We all know the big three credit reporting agencies: Experian, TransUnion, and Equifax.
But if you’ve been turned down for a bank account, you need to meet the other players in this space: the checking account screening companies.
- Early Warning Serivces
- Telecheck Services
These specialty reporting agencies may be black balling you when you apply for a bank account.
Bad news only
Checking account screening companies report only negative information about a consumer’s troubles with their banking relationship. Usually, that means unpaid overdraft fees or involvement in fraud related to a checking account.
This is a situation where “no news is good news”. You won’t have a report with these specialty reporting agencies if you haven’t had negative dealings with your bank.
Exercise your rights
Just like the credit reporting agencies, you have a right to know what’s in your file with these specialty reporting agencies.
You are entitled to a free report from these companies once a year under the Fair Credit Reporting Act. If you are turned down for a bank account, or get a “adverse action” notice, you have a right to a free copy of the report on which the adverse action was based. More on checking account denials.

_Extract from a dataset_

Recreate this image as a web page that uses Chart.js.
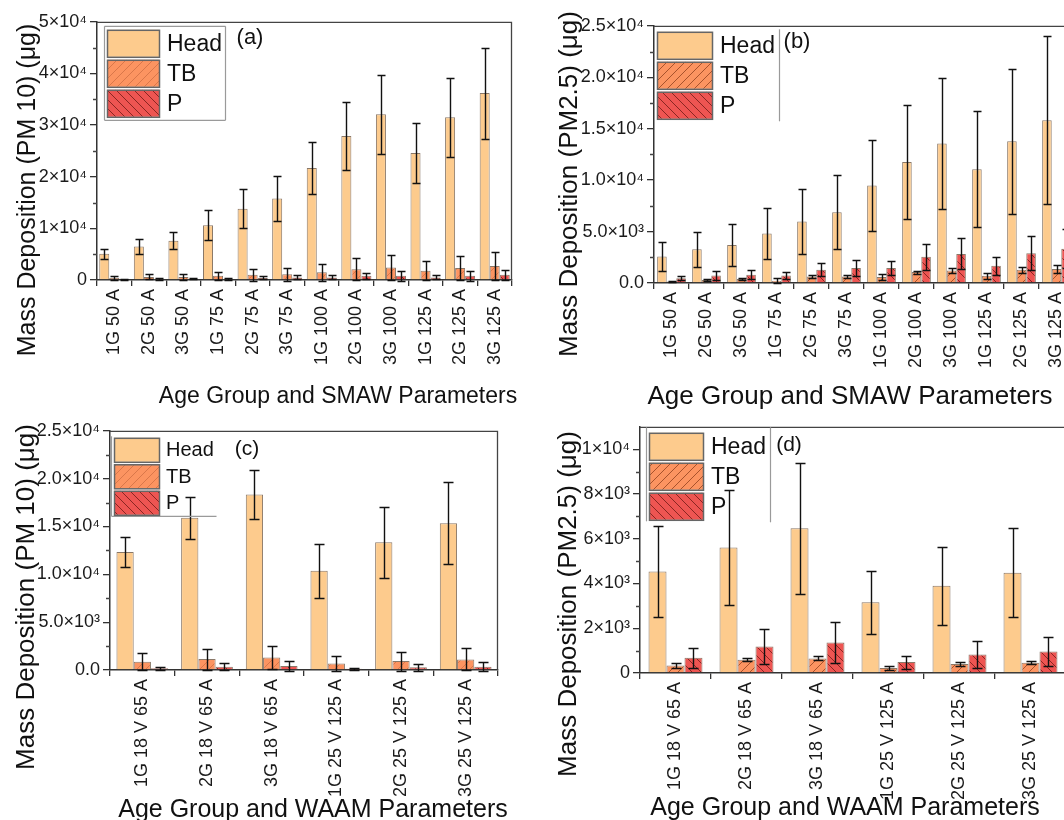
<!DOCTYPE html>
<html>
<head>
<meta charset="utf-8">
<script src="https://cdn.jsdelivr.net/npm/chart.js@4.4.1/dist/chart.umd.min.js"></script>
<style>
  html, body { margin: 0; padding: 0; background: #fff; }
  body { width: 1064px; height: 820px; overflow: hidden; position: relative;
         font-family: "Liberation Sans", Arial, sans-serif; color: #111; }
  canvas { position: absolute; }
  .ttl { position: absolute; white-space: nowrap; transform: translate(-50%, -50%); line-height: 1; }
  .ttl.v { transform: translate(-50%, -50%) rotate(-90deg); }
</style>
</head>
<body>
<canvas id="chartA"></canvas>
<canvas id="chartB"></canvas>
<canvas id="chartC"></canvas>
<canvas id="chartD"></canvas>

<div class="ttl v" style="left:26px;top:190px;font-size:25px">Mass Deposition (PM 10) (μg)</div>
<div class="ttl" style="left:338px;top:395px;font-size:23px">Age Group and SMAW Parameters</div>
<div class="ttl" style="left:250px;top:37px;font-size:22px">(a)</div>

<div class="ttl v" style="left:568px;top:184px;font-size:26px">Mass Deposition (PM2.5) (μg)</div>
<div class="ttl" style="left:850px;top:395px;font-size:26px">Age Group and SMAW Parameters</div>
<div class="ttl" style="left:797px;top:41px;font-size:22px">(b)</div>

<div class="ttl v" style="left:25px;top:597px;font-size:26px">Mass Deposition (PM 10) (μg)</div>
<div class="ttl" style="left:313px;top:808px;font-size:25px">Age Group and WAAM Parameters</div>
<div class="ttl" style="left:247px;top:447px;font-size:21px">(c)</div>

<div class="ttl v" style="left:567px;top:604px;font-size:26px">Mass Deposition (PM2.5) (μg)</div>
<div class="ttl" style="left:845px;top:806px;font-size:25px">Age Group and WAAM Parameters</div>
<div class="ttl" style="left:789px;top:443px;font-size:21px">(d)</div>

<script>
// categories
const smawLabels = ["1G 50 A", "2G 50 A", "3G 50 A", "1G 75 A", "2G 75 A", "3G 75 A",
                    "1G 100 A", "2G 100 A", "3G 100 A", "1G 125 A", "2G 125 A", "3G 125 A"];
const waamLabels = ["1G 18 V 65 A", "2G 18 V 65 A", "3G 18 V 65 A",
                    "1G 25 V 125 A", "2G 25 V 125 A", "3G 25 V 125 A"];
const regionNames = ["Head", "TB", "P"];

// (a) SMAW, PM 10 deposition (µg) with +/- error
const smawPm10Head    = [5100, 6500, 7600, 10600, 13800, 15800, 21700, 27900, 32100, 24600, 31500, 36200];
const smawPm10HeadErr = [950, 1400, 1600, 2900, 3750, 4300, 4950, 6650, 7650, 5800, 7700, 8800];
const smawPm10TB      = [400, 600, 600, 800, 1000, 1100, 1500, 2100, 2400, 1800, 2300, 2700];
const smawPm10TBErr   = [400, 500, 600, 800, 1100, 1200, 1600, 2100, 2400, 1800, 2300, 2700];
const smawPm10P       = [150, 200, 250, 200, 400, 500, 500, 800, 800, 500, 800, 1000];
const smawPm10PErr    = [100, 150, 150, 150, 300, 400, 400, 600, 900, 400, 900, 1000];

// (b) SMAW, PM2.5
const smawPm25Head    = [2570, 3280, 3700, 4820, 5980, 6880, 9480, 11760, 13560, 11050, 13790, 15810];
const smawPm25HeadErr = [1400, 1700, 2000, 2500, 3150, 3600, 4400, 5500, 6350, 5650, 7050, 8150];
const smawPm25TB      = [150, 300, 380, 220, 620, 620, 580, 1060, 1220, 700, 1280, 1350];
const smawPm25TBErr   = [50, 80, 100, 220, 150, 150, 250, 150, 200, 300, 300, 400];
const smawPm25P       = [450, 740, 800, 740, 1290, 1450, 1450, 2540, 2830, 1670, 2890, 3340];
const smawPm25PErr    = [200, 400, 450, 350, 650, 800, 700, 1250, 1500, 900, 1650, 1900];

// (c) WAAM, PM 10
const waamPm10Head    = [12340, 15900, 18330, 10370, 13350, 15350];
const waamPm10HeadErr = [1550, 2200, 2600, 2800, 3700, 4300];
const waamPm10TB      = [860, 1140, 1310, 690, 930, 1100];
const waamPm10TBErr   = [870, 1100, 1250, 800, 1000, 1150];
const waamPm10P       = [170, 350, 410, 140, 280, 350];
const waamPm10PErr    = [150, 400, 500, 100, 350, 450];

// (d) WAAM, PM2.5
const waamPm25Head    = [4530, 5610, 6470, 3160, 3900, 4480];
const waamPm25HeadErr = [2030, 2550, 2920, 1400, 1750, 2000];
const waamPm25TB      = [340, 590, 650, 220, 400, 460];
const waamPm25TBErr   = [120, 70, 90, 90, 80, 70];
const waamPm25P       = [680, 1180, 1360, 490, 830, 960];
const waamPm25PErr    = [440, 800, 910, 290, 590, 660];

const FONT = "'Liberation Sans', Arial, sans-serif";
const headFill = "#FDCB8D";
const tbFill = "#FC9461";
const pFill = "#EE5552";
const barEdge = "#8a7868";

// diagonal hatch tile, dir 1 = "/" and -1 = "\"
function hatch(base, line, dir, size) {
    const c = document.createElement("canvas");
    c.width = c.height = size;
    const g = c.getContext("2d");
    g.fillStyle = base;
    g.fillRect(0, 0, size, size);
    g.strokeStyle = line;
    g.lineWidth = 1;
    g.beginPath();
    for (let k = -1; k <= 1; k++) {
        if (dir > 0) {
            g.moveTo(k * size, size);
            g.lineTo(k * size + size, 0);
        } else {
            g.moveTo(k * size, 0);
            g.lineTo(k * size + size, size);
        }
    }
    g.stroke();
    return g.createPattern(c, "repeat");
}

const sup = { "3": "\u00B3", "4": "\u2074" };
function sci(v, digits) {
    if (v === 0) return digits ? (0).toFixed(digits) : "0";
    const e = Math.floor(Math.log10(v));
    const m = v / Math.pow(10, e);
    return m.toFixed(digits) + "\u00D710" + sup[String(e)];
}

// black error bars over each bar
const errorBars = {
    id: "errorBars",
    afterDatasetsDraw(chart, args, o) {
        const { ctx, scales: { y } } = chart;
        ctx.save();
        ctx.strokeStyle = "#111";
        ctx.lineWidth = 1.4;
        chart.data.datasets.forEach((ds, di) => {
            chart.getDatasetMeta(di).data.forEach((bar, i) => {
                const v = ds.data[i], e = ds.errors[i];
                const top = Math.round(y.getPixelForValue(v + e)) + 0.5;
                const bot = Math.round(y.getPixelForValue(v - e)) + 0.5;
                const x = Math.round(bar.x) + 0.5;
                ctx.beginPath();
                ctx.moveTo(x, top); ctx.lineTo(x, bot);
                ctx.moveTo(x - o.cap, top); ctx.lineTo(x + o.cap, top);
                ctx.moveTo(x - o.cap, bot); ctx.lineTo(x + o.cap, bot);
                ctx.stroke();
            });
        });
        ctx.restore();
    }
};

// top/right frame and short minor ticks on the y axis
const frame = {
    id: "frame",
    afterDraw(chart, args, o) {
        const { ctx, chartArea: a, scales: { y } } = chart;
        ctx.save();
        ctx.strokeStyle = "#444";
        ctx.lineWidth = 1.3;
        ctx.beginPath();
        ctx.moveTo(a.left, a.top + 0.5);
        ctx.lineTo(a.right - 0.5, a.top + 0.5);
        ctx.lineTo(a.right - 0.5, a.bottom);
        ctx.stroke();
        ctx.beginPath();
        for (let v = o.minor; v < y.max; v += o.minor * 2) {
            const py = Math.round(y.getPixelForValue(v)) + 0.5;
            ctx.moveTo(a.left - 4, py);
            ctx.lineTo(a.left, py);
        }
        ctx.stroke();
        ctx.restore();
    }
};

// stacked swatch legend drawn inside the plot area
const boxLegend = {
    id: "boxLegend",
    afterDraw(chart, args, o) {
        const { ctx, chartArea: a } = chart;
        ctx.save();
        ctx.strokeStyle = "#9a9a9a";
        ctx.lineWidth = 1.2;
        o.lines.forEach(([x1, y1, x2, y2]) => {
            ctx.beginPath();
            ctx.moveTo(a.left + x1 + 0.5, a.top + y1 + 0.5);
            ctx.lineTo(a.left + x2 + 0.5, a.top + y2 + 0.5);
            ctx.stroke();
        });
        ctx.font = o.font + "px " + FONT;
        ctx.textBaseline = "middle";
        chart.data.datasets.forEach((ds, i) => {
            const x = a.left + o.x, yy = a.top + o.y + i * o.step;
            ctx.fillStyle = ds.backgroundColor;
            ctx.fillRect(x, yy, o.w, o.h);
            ctx.strokeStyle = "#666";
            ctx.lineWidth = 1.5;
            ctx.strokeRect(x + 0.5, yy + 0.5, o.w, o.h);
            ctx.fillStyle = "#111";
            ctx.fillText(ds.label, a.left + o.tx, yy + o.h / 2 + 1);
        });
        ctx.restore();
    }
};

function drawPanel(id, box, labels, series, cfg) {
    const cv = document.getElementById(id);
    cv.width = box.w;
    cv.height = box.h;
    cv.style.left = box.x + "px";
    cv.style.top = box.y + "px";

    const fills = [
        headFill,
        hatch(tbFill, cfg.tbLine, 1, 9),
        hatch(pFill, "#8a2622", -1, 9)
    ];

    // labelled y ticks: 0, step, 2*step ... up to max
    const yTicks = [];
    for (let v = 0; v <= cfg.max; v += cfg.step) yTicks.push(v);

    return new Chart(cv, {
        type: "bar",
        data: {
            labels: labels,
            datasets: series.map((s, i) => ({
                label: regionNames[i],
                data: s[0],
                errors: s[1],
                backgroundColor: fills[i],
                borderColor: barEdge,
                borderWidth: 1,
                categoryPercentage: cfg.catPct,
                barPercentage: 1
            }))
        },
        options: {
            responsive: false,
            animation: false,
            layout: { padding: { top: 12, right: 12, left: 0, bottom: 0 } },
            scales: {
                x: {
                    afterFit: (s) => { s.height = box.xh; },
                    grid: { offset: true, drawOnChartArea: false, tickLength: 6, color: "#333", lineWidth: 1.3 },
                    border: { color: "#333", width: 1.5 },
                    ticks: {
                        autoSkip: false, minRotation: 90, maxRotation: 90, padding: 3,
                        color: "#1a1a1a", font: { family: FONT, size: cfg.xFont }
                    }
                },
                y: {
                    min: 0,
                    max: cfg.max,
                    afterFit: (s) => { s.width = 90; },
                    afterBuildTicks: (s) => { s.ticks = yTicks.map((v) => ({ value: v })); },
                    grid: { drawOnChartArea: false, tickLength: 7, color: "#333", lineWidth: 1.3 },
                    border: { color: "#333", width: 1.5 },
                    ticks: {
                        padding: 3,
                        color: "#1a1a1a", font: { family: FONT, size: cfg.yFont },
                        callback: (v) => sci(v, cfg.digits)
                    }
                }
            },
            plugins: {
                legend: { display: false },
                tooltip: { enabled: false },
                errorBars: { cap: cfg.cap },
                frame: { minor: cfg.step / 2 },
                boxLegend: cfg.legend
            }
        },
        plugins: [errorBars, frame, boxLegend]
    });
}

drawPanel("chartA", { x: 7, y: 8, w: 517, h: 382, xh: 110 }, smawLabels,
    [[smawPm10Head, smawPm10HeadErr], [smawPm10TB, smawPm10TBErr], [smawPm10P, smawPm10PErr]],
    { max: 50000, step: 10000, digits: 0, catPct: 0.87, cap: 4, xFont: 18, yFont: 18,
      tbLine: "#d9774a",
      legend: { x: 10, y: 8, w: 52, h: 27, step: 30, tx: 70, font: 23,
                lines: [[7, 4, 128, 4], [128, 4, 128, 98], [128, 98, 7, 98], [7, 98, 7, 4]] } });

drawPanel("chartB", { x: 564, y: 12, w: 522, h: 381, xh: 110 }, smawLabels,
    [[smawPm25Head, smawPm25HeadErr], [smawPm25TB, smawPm25TBErr], [smawPm25P, smawPm25PErr]],
    { max: 25000, step: 5000, digits: 1, catPct: 0.82, cap: 4, xFont: 18, yFont: 18,
      tbLine: "#a8522c",
      legend: { x: 3, y: 6, w: 55, h: 27, step: 30, tx: 66, font: 23,
                lines: [[125, 3, 125, 95]] } });

drawPanel("chartC", { x: 20, y: 417, w: 490, h: 393, xh: 140 }, waamLabels,
    [[waamPm10Head, waamPm10HeadErr], [waamPm10TB, waamPm10TBErr], [waamPm10P, waamPm10PErr]],
    { max: 25000, step: 5000, digits: 1, catPct: 0.8, cap: 5, xFont: 18, yFont: 18,
      tbLine: "#d9774a",
      legend: { x: 4, y: 7, w: 45, h: 24, step: 26.5, tx: 56, font: 20,
                lines: [[1, 5, 1, 85], [1, 85, 106, 85]] } });

drawPanel("chartD", { x: 550, y: 413, w: 528, h: 400, xh: 140 }, waamLabels,
    [[waamPm25Head, waamPm25HeadErr], [waamPm25TB, waamPm25TBErr], [waamPm25P, waamPm25PErr]],
    { max: 11000, step: 2000, digits: 0, catPct: 0.76, cap: 5, xFont: 18, yFont: 18,
      tbLine: "#a8522c",
      legend: { x: 9, y: 6, w: 54, h: 27, step: 30, tx: 71, font: 23,
                lines: [[6, 0, 6, 94], [130, 0, 130, 95]] } });
</script>
</body>
</html>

If you find information that is inaccurate, you can dispute it with the reporting agency and with the bank that provided information that is wrong.
The Consumer Financial Protection Bureau comes to our aid here, and again.
Here’s a list of the check and bank screening companies and their contact information.
If you don’t get an appropriate response from the reporting company, the CFPB will take your complaint and work to get a response. File a complaint.
Why a bank account is important
While the financial services world is certainly changing, it’s hard to be a credible candidate for credit for a car loan or a home loan without a bank account. If you’ve been turned down by a bank or a credit union, get on it, and form a relationship with a bank.